St Mary’s church is a typical early 1960s ‘shoe-box’ building, in which, rather unusually, the organ flanked the chancel in two shallow mini-transepts, speaking across (rather than down) the building. When a complete redesign of the church was planned, my opinion was sought over the best place for the organ. Rather cheekily I said that as it really needed to be on axis with the building (rather than speaking across it), it should be either at the west end (a glass wall, so no go!) or at the east. As the plan at the time had been to turn the congregation round by 90 degrees and place the altar (‘table’ at St Mary’s) on the north wall, the idea of placing an organ where the altar had been did not seem remotely daft. To my delight, that was the scheme the church adopted, allowing the enormous luxury of a case tall enough to contain the 16ft bass pipes of two stops. Henry Groves & Son came up with the winning scheme and internal design, to which the church architect drew the arrangement of prospect pipes (and their blue colour) with a beautiful cross suspended in front of them.
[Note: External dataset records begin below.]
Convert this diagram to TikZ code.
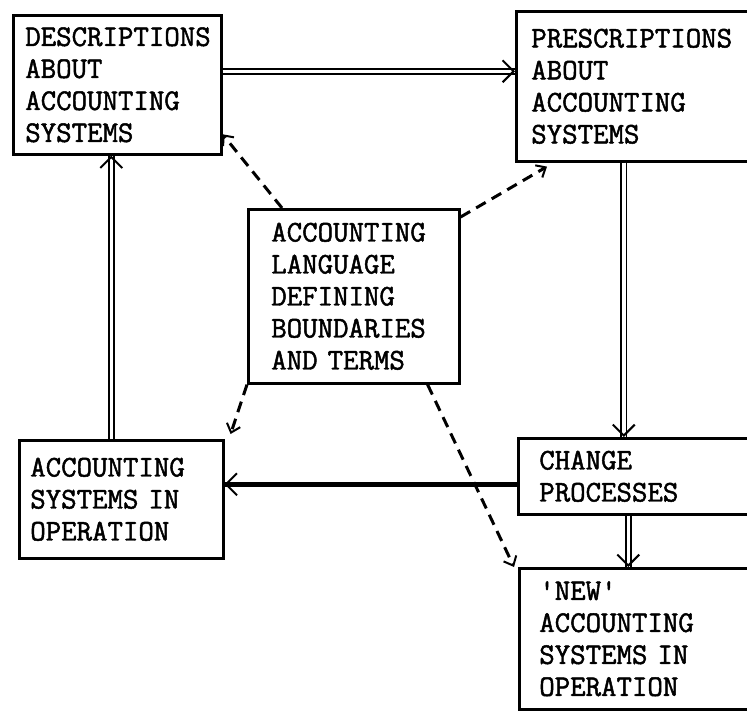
\documentclass[tikz,border=0pt]{standalone}
\usepackage{fontspec}
\usetikzlibrary{arrows.meta}
\newfontfamily\typewriter[FakeBold=1.6]{Latin Modern Mono}
\begin{document}
\begin{tikzpicture}[x=1pt,y=-1pt,
  box/.style={draw, line width=2.6pt, rectangle, anchor=north west,
    inner ysep=0pt, align=left,
    font=\typewriter\fontsize{30pt}{32pt}\selectfont},
  dbl/.style={double, double distance=3.5pt, line width=1.8pt},
  barb/.style={line width=2pt, -{Straight Barb[length=11pt,width=22pt]}},
  heavy/.style={line width=5pt},
  dsh/.style={line width=3pt, dash pattern=on 11pt off 7pt,
    -{Straight Barb[length=8pt,width=14pt,line width=2pt]}}]
\useasboundingbox (0,0) rectangle (747,711);
\clip (0,0) rectangle (747,711);

% boxes
\node[box, minimum width=208pt, minimum height=139pt, inner xsep=12pt, text width=184pt]
  (desc) at (12,14) {DESCRIPTIONS\\ABOUT\\ACCOUNTING\\SYSTEMS};
\node[box, minimum width=245pt, minimum height=150pt, inner xsep=15pt, text width=215pt]
  (presc) at (515,10) {PRESCRIPTIONS\\ABOUT\\ACCOUNTING\\SYSTEMS};
\node[box, minimum width=211pt, minimum height=174pt, inner xsep=23pt, text width=165pt]
  (lang) at (247,208) {ACCOUNTING\\LANGUAGE\\DEFINING\\BOUNDARIES\\AND TERMS};
\node[box, minimum width=204pt, minimum height=118pt, inner xsep=11pt, text width=182pt]
  (aso) at (18,439) {ACCOUNTING\\SYSTEMS IN\\OPERATION};
\node[box, minimum width=240pt, minimum height=76pt, inner xsep=21pt, text width=198pt]
  (chg) at (517,437) {CHANGE\\PROCESSES};
\node[box, minimum width=240pt, minimum height=141pt, inner xsep=20pt, text width=200pt]
  (new) at (518,567) {\textquotesingle NEW\textquotesingle\\ACCOUNTING\\SYSTEMS IN\\OPERATION};

% connector end points on the box edges
\coordinate (a1) at ([yshift=13.5pt]desc.east);
\coordinate (a2) at (a1 -| presc.west);
\coordinate (b1) at ([xshift=-15pt]presc.south);
\coordinate (b2) at (b1 |- chg.north);
\coordinate (c1) at ([xshift=-10pt]chg.south);
\coordinate (c2) at (c1 |- new.north);
\coordinate (d1) at ([yshift=-8pt]chg.west);
\coordinate (d2) at (d1 -| aso.east);
\coordinate (e1) at ([xshift=-10pt]aso.north);
\coordinate (e2) at (e1 |- desc.south);

% double-line flows
\draw[dbl] (a1) -- (a2);
\draw[barb] ([xshift=-1pt]a2) -- (a2);
\draw[dbl] (b1) -- (b2);
\draw[barb] ([yshift=1pt]b2) -- (b2);
\draw[dbl] (c1) -- (c2);
\draw[barb] ([yshift=1pt]c2) -- (c2);
\draw[dbl] (e1) -- (e2);
\draw[barb] ([yshift=-1pt]e2) -- (e2);

% heavy flow back to systems in operation
\draw[heavy] (d1) -- (d2);
\draw[barb] ([xshift=1pt]d2) -- (d2);

% dashed links from the accounting language
\draw[dsh] ([xshift=35pt]lang.north west) -- ([yshift=-49.5pt]desc.east);
\draw[dsh] ([yshift=-9pt]lang.north east) -- ([xshift=32pt,yshift=-4pt]presc.south west);
\draw[dsh] (lang.south west) -- ([xshift=6pt,yshift=5pt]aso.north east);
\draw[dsh] ([xshift=-33pt]lang.south east) -- ([xshift=-4pt]new.north west);
\end{tikzpicture}
\end{document}
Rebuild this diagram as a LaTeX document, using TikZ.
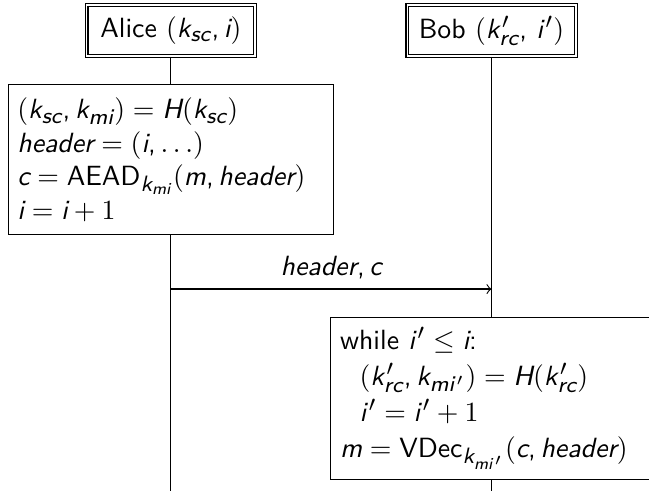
\documentclass[tikz,border=0pt]{standalone}
\usepackage{fontspec}
\setsansfont{Latin Modern Sans}
\renewcommand{\familydefault}{\sfdefault}
\usepackage[italic]{mathastext}
\usepackage{tikz}
\usetikzlibrary{positioning}
\newcommand{\pr}{^{\mkern2mu\prime}}
\tikzset{
  partyhead/.style={
    draw, double, fill=white,
    minimum width=2.13cm, minimum height=0.65cm,
    align=center
  },
  actionbox/.style={
    draw, fill=white, anchor=north,
    align=left
  },
  lifeline/.style={draw, line width=0.4pt},
  msgarr/.style={draw, ->, line width=0.4pt}
}

\begin{document}
\begin{tikzpicture}

  \useasboundingbox (0,0) rectangle (8.205,-6.207);
  \clip (0,0) rectangle (8.205,-6.207);

  %% ---- parties ----
  \node[partyhead] (alice) at (2.16,-0.386) {Alice $(k_{sc}, i)$};
  \node[partyhead] (bob) at (6.215,-0.386) {Bob $(k\pr_{rc},\, i\pr)$};

  %% ---- Alice sends ----
  \node[actionbox, text width=3.88cm, minimum height=1.90cm]
    (aliceact) at (2.16,-1.062) {
    $(k_{sc}, k_{mi}) = H(k_{sc})$\\
    $\mathit{header} = (i, \dots)$\\
    $c = \textnormal{AEAD}_{k_{mi}}(m, \mathit{header})$\\
    $i = i + 1$
  };

  %% ---- Bob receives ----
  \node[actionbox, text width=3.83cm, minimum height=2.0cm]
    (bobact) at (6.215,-4.008) {
    while $i\pr \leq i$:\\[1pt]
    \hspace{7pt}$(k\pr_{rc}, k_{mi\pr}) = H(k\pr_{rc})$\\[1pt]
    \hspace{7pt}$i\pr = i\pr + 1$\\[1pt]
    $m = \textnormal{VDec}_{k_{mi\pr}}(c, \mathit{header})$
  };

  \coordinate (sendpt) at (2.16,-3.654);
  \coordinate (recvpt) at (6.215,-3.654);
  \coordinate (aliceend) at (2.16,-6.3);
  \coordinate (bobend) at (6.215,-6.3);

  %% Lifelines
  \draw[lifeline] (alice) -- (aliceact);
  \draw[lifeline] (aliceact) -- (aliceend);
  \draw[lifeline] (bob) -- (bobact);
  \draw[lifeline] (bobact) -- (bobend);

  %% Message
  \draw[msgarr] (sendpt) -- (recvpt)
    node[midway,above]{$\mathit{header}, c$};

\end{tikzpicture}
\end{document}
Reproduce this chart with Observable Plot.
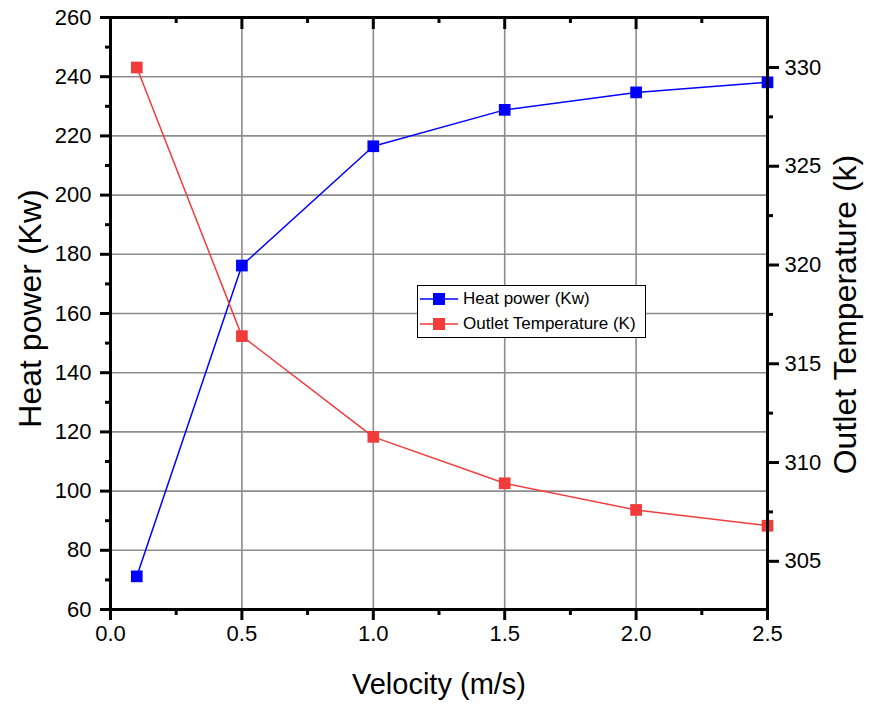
<!DOCTYPE html>
<html><head><meta charset="utf-8">
<script src="https://cdn.jsdelivr.net/npm/d3@7"></script>
<script src="https://cdn.jsdelivr.net/npm/@observablehq/plot@0.6"></script>
<style>
body{margin:0;background:#fff;}
#wrap{position:relative;width:871px;height:710px;font-family:"Liberation Sans",Arial,sans-serif;}
.legend{position:absolute;left:417px;top:285px;width:227px;height:51px;border:1.5px solid #000;background:#fff;font-size:17px;color:#000;}
.row{position:absolute;left:2px;height:22px;display:flex;align-items:center;white-space:nowrap;}
.row svg{margin-right:5px;}
</style></head><body><div id="wrap"></div>
<script>
const velocity = [0.1, 0.5, 1.0, 1.5, 2.0, 2.5];
const heatPower = [71.2, 176.2, 216.5, 228.8, 234.7, 238.1];
const outletTemp = [330.0, 316.4, 311.3, 308.95, 307.6, 306.8];
const xTicks = [0, 0.5, 1.0, 1.5, 2.0, 2.5];
const xMinor = [0.25, 0.75, 1.25, 1.75, 2.25];
const yTicks = [60, 80, 100, 120, 140, 160, 180, 200, 220, 240, 260];
const yMinor = [70, 90, 110, 130, 150, 170, 190, 210, 230, 250];
const tTicks = [305, 310, 315, 320, 325, 330];
const tMinor = [307.5, 312.5, 317.5, 322.5, 327.5];
const xDomain = [0, 2.5];
const yDomain = [60, 260];
const tDomain = [302.56, 332.53];
const seriesNames = ["Heat power (Kw)", "Outlet Temperature (K)"];
const seriesColors = ["#0000ff", "#f23c3c"];
const xLabel = "Velocity (m/s)";
const yLabel = "Heat power (Kw)";
const tLabel = "Outlet Temperature (k)";

const toY = d3.scaleLinear(tDomain, yDomain);
const rows = velocity.map((v, i) => ({v, heat: heatPower[i], tempY: toY(outletTemp[i])}));
const gridStyle = {stroke: "#8c8c8c", strokeOpacity: 1, strokeWidth: 1.6};
const blank = () => "";

const plot = Plot.plot({
  width: 871, height: 710,
  marginLeft: 110, marginRight: 104, marginTop: 17, marginBottom: 101,
  x: {domain: xDomain},
  y: {domain: yDomain},
  style: {fontFamily: "Liberation Sans, Arial, sans-serif", fontSize: "22px", color: "#000", background: "#fff", overflow: "visible"},
  marks: [
    Plot.gridX(xTicks.slice(1, -1), gridStyle),
    Plot.gridY(yTicks.slice(1, -1), gridStyle),
    Plot.line(rows, {x: "v", y: "heat", stroke: seriesColors[0], strokeWidth: 1.5}),
    Plot.dot(rows, {x: "v", y: "heat", symbol: "square", r: 6.6, fill: seriesColors[0], stroke: "none"}),
    Plot.line(rows, {x: "v", y: "tempY", stroke: seriesColors[1], strokeWidth: 1.5}),
    Plot.dot(rows, {x: "v", y: "tempY", symbol: "square", r: 6.6, fill: seriesColors[1], stroke: "none"}),
    Plot.frame({stroke: "#000", strokeWidth: 3}),
    Plot.axisX(xTicks, {anchor: "bottom", tickSize: 11, tickPadding: 5, strokeWidth: 3, tickFormat: d3.format(".1f"), label: null}),
    Plot.axisX(xMinor, {anchor: "bottom", tickSize: 6, strokeWidth: 3, tickFormat: blank, label: null}),
    Plot.axisY(yTicks, {anchor: "left", tickSize: 10, tickPadding: 9, strokeWidth: 3, label: null}),
    Plot.axisY(yMinor, {anchor: "left", tickSize: 5, strokeWidth: 3, tickFormat: blank, label: null}),
    Plot.axisY(tTicks.map(toY), {anchor: "right", tickSize: 11, tickPadding: 6, strokeWidth: 3, tickFormat: d => String(Math.round(toY.invert(d))), label: null}),
    Plot.axisY(tMinor.map(toY), {anchor: "right", tickSize: 5, strokeWidth: 3, tickFormat: blank, label: null}),
    Plot.ruleX(xTicks, {stroke: "#000", strokeWidth: 3, insetBottom: 580}),
    Plot.ruleX(xMinor, {stroke: "#000", strokeWidth: 3, insetBottom: 586}),
    Plot.text([xLabel], {text: d => d, frameAnchor: "bottom", textAnchor: "middle", dy: 84, fontSize: 29, fill: "#000"}),
    Plot.text([yLabel], {text: d => d, frameAnchor: "left", textAnchor: "middle", dx: -80, dy: -5, rotate: -90, fontSize: 32, fill: "#000"}),
    Plot.text([tLabel], {text: d => d, frameAnchor: "right", textAnchor: "middle", dx: 78, dy: 1, rotate: -90, fontSize: 32, fill: "#000"})
  ]
});
const wrap = document.getElementById("wrap");
wrap.appendChild(plot);

const legend = document.createElement("div");
legend.className = "legend";
seriesNames.forEach((name, i) => {
  const row = document.createElement("div");
  row.className = "row";
  row.style.top = (2 + i * 25) + "px";
  row.innerHTML = `<svg width="38" height="14"><line x1="0" y1="7" x2="38" y2="7" stroke="${seriesColors[i]}" stroke-width="1.5"/><rect x="13" y="1" width="12" height="12" fill="${seriesColors[i]}"/></svg><span>${name}</span>`;
  legend.appendChild(row);
});
wrap.appendChild(legend);
</script>
</body></html>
In the event, the sanctuary remained at the liturgical east end, so the table / altar sits just in front of the organ, which thus acts as a giant reredos.

The budget would not run to an entirely new organ, so although the structure, soundboards, wind system, case, console (made by Renatus) etc are all new, most of the pipes are not. Indeed the organ has brought back to life almost the entire pipework (seventeen ranks) of a highly-regarded redundant 1932 Walker organ from Wyggeston Grammar School for Boys (Leicester) along with the equally fine pipework (four ranks) from the Rushworth & Dreaper extension organ of the same period (and style) formerly in St Margaret’s, Aspley, Nottingham. Some upperwork from St Mary’s has been included, revoiced.
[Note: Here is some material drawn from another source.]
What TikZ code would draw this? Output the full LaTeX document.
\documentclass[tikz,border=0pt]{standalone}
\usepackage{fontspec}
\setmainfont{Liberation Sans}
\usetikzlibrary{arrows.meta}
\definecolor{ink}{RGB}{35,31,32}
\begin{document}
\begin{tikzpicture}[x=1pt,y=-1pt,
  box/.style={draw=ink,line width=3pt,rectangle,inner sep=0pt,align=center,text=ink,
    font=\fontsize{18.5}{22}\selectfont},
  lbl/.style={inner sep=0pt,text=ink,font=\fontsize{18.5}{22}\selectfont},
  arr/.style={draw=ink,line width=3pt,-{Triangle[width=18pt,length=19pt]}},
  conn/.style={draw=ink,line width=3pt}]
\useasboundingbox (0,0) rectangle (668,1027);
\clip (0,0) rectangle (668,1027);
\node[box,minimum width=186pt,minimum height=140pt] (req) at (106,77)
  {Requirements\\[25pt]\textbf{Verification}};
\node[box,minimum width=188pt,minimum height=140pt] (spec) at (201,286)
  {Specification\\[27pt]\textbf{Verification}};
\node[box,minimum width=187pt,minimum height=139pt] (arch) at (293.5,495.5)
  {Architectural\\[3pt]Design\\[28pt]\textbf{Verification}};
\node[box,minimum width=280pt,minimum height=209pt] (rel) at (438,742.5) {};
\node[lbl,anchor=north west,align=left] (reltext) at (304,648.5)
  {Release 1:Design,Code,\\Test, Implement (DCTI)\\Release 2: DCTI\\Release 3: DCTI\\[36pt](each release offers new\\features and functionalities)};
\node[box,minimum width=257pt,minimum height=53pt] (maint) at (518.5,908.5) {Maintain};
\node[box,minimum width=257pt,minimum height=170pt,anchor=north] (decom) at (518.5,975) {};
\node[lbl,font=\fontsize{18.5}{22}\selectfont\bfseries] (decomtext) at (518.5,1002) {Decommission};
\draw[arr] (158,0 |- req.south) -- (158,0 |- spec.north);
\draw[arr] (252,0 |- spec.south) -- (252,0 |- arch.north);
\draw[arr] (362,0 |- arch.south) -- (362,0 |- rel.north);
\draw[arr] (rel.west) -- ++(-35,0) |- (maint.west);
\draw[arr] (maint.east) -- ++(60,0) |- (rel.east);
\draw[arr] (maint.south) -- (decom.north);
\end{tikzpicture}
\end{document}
The result is most impressive and was opened in a memorable recital by David Goode, of Eton College. The console photograph shows (L-R) Jonathan Wallace and Paul Johnson (of Henry Groves & Son), Matthew O’Donovan (Director of Music at the church, Head of Academic Music at Eton College and a former organ scholar of mine at Southwell Cathedral), the very supportive Vicar (the Revd Will Stileman), David Goode, and yours truly. To me and everyone at the church, the organ certainly counts as a new instrument. However the rules of the Institute of British Organ Building (IBO) will not accredit a company with making a new organ unless a high proportion of the pipes are also new (regardless of who made them — which in most cases is not the actual organ-builder). So despite having designed and constructed several such new organs with fine restored vintage pipework, Henry Groves & Son remain un-accredited by the IBO for the building of new organs. Something of a shame.